On first glance, it is easy to see why the international community might be sceptical about the rush to nuclear power in the region. After all, the Gulf holds the largest reserves of oil and gas on the planet, and Abu Dhabi is especially well endowed with gas. With such an energy asset on hand, why go for the nuclear option?
I am grateful to the Gulf Research Council (GRC) for a persuasive answer to this question. In a recent research paper, the GRC suggested that by developing nuclear energy the GCC states “are multiplying their options in terms of their energy resources. They gain a strategic advantage by reducing their reliance on a sole source of power and having a viable alternative – nuclear power – for energy generation”.
The argument is the UAE, and other states if they take the same route, will be able to reduce domestic oil consumption and release more oil to the international market. With crude hovering near the $100 mark, it makes sense even for oil-rich states to sell crude and invest the profits in alternative sources of energy.

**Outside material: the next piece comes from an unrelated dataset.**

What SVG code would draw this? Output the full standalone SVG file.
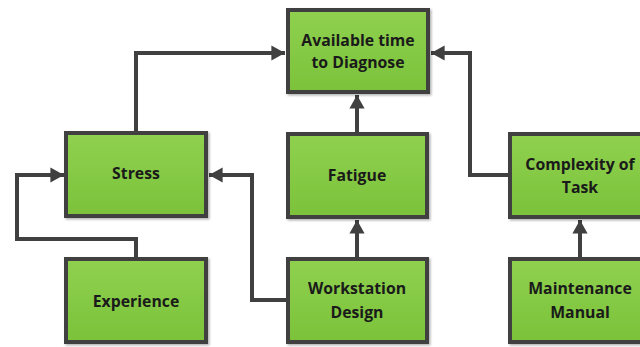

At the same time, demand for water and electricity is expected to rise rapidly. In the UAE, which already consumes more water per head that anywhere else in the world, experts see average demand for water and electricity to grow by 10 per cent per year. In Dubai, on the brink of a population explosion fuelled by economic growth, it is calculated annual demand growth will reach 12 to 14 per cent by 2010. With oil revenues in decline in the emirate, it makes sound economic sense to consider nuclear power as the source of energy for electricity and desalination plants.
This sounds pretty conclusive to me. Dubai has successfully initiated the strategy of diversifying away from oil dependence. A move to nuclear power is just a logical extension of this policy into the energy sector.
The UAE’s chosen partner in this enterprise, France, has shown that there is nothing to fear from an efficiently planned and professionally developed nuclear industry. The UAE should be the first to show these lessons can be applied in the Gulf.